20 minutes later, I got an e-mail from a lady in Florida – “Tom, I’ve got Mike’s computer, let me know the specs he wants and where to get it.”

20 minutes and someone heard Mike’s story, realized what he was giving up to help those who are less fortunate and the need was met.

That’s what I call a Front Row seat at watching God at work.

30,000 Ft. Questions–Part 4–Is Sean Penn a Rock star or a “Rock Star?”

How did the NGO’s(non-governmental organizations) do in disaster relief – both in the short term and in the long term? That’s a hard question to answer. There were many organizations and many people who did a phenomenal job at making a difference in very difficult situations. Not just very difficult situations, but in downright horrific situations.

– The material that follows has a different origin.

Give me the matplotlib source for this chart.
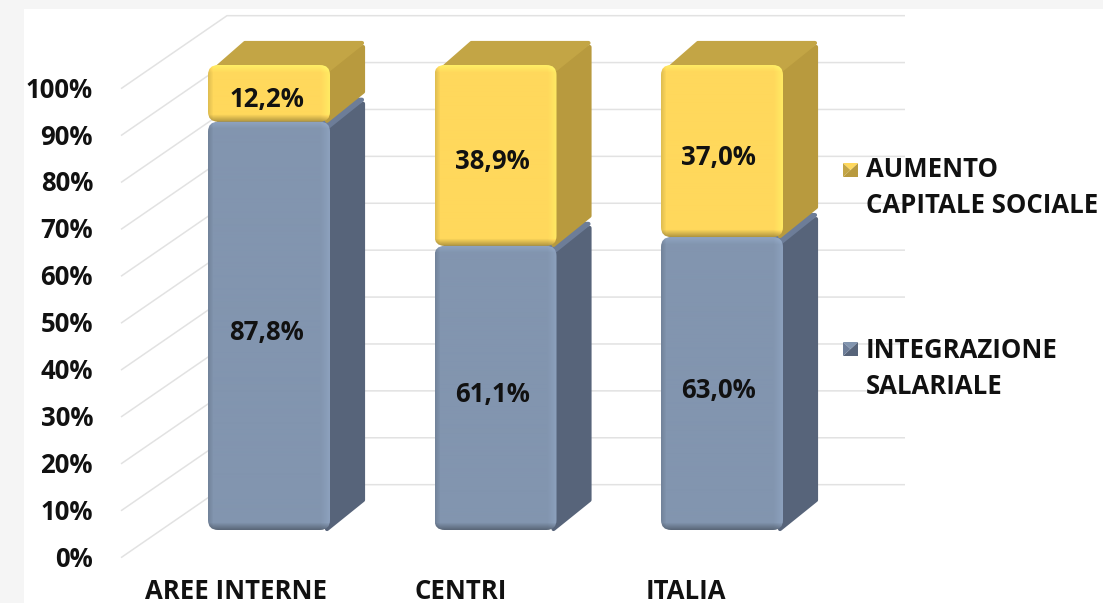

But, unfortunately, there was a lot of money wasted, a lot of money that was donated that never came in and actually did anything. Many of the governments that promised aid had a requirement that it be spent with organizations from that country. So, you had countries who were “donating” the money and then it was creating jobs and benefiting companies in that country. Did they still make a difference? Absolutely. But did it make a difference as much as it could? I think the answer to that question isn’t nearly as positive.

Is Sean Penn a rock star or a “rock star?” What do I mean by that question? Was Sean Penn involved in Haiti to make himself feel good and/or to look good? Or was Sean Penn involved in Haiti because he truly feels that he wants to make a difference and is in it for the long haul? The closest I’ve come to actually meeting Sean is when he went through the VIP line and boarded the same plane I was getting on coming home in February of 2011.

From everything I’ve heard, Sean and his organization, JPHRO, are taking the time to do things right, to empower the local Haitians, to work with other organizations and do more than just put bandaids on things. I heard (not verified) that for the first 9 months, Sean slept on a cot in a big tent with all of their volunteer workers. So, I’d say he is a rock star in the sense of being someone who is devoted to doing it, doing it right and doing it the way that benefits the Haitians most.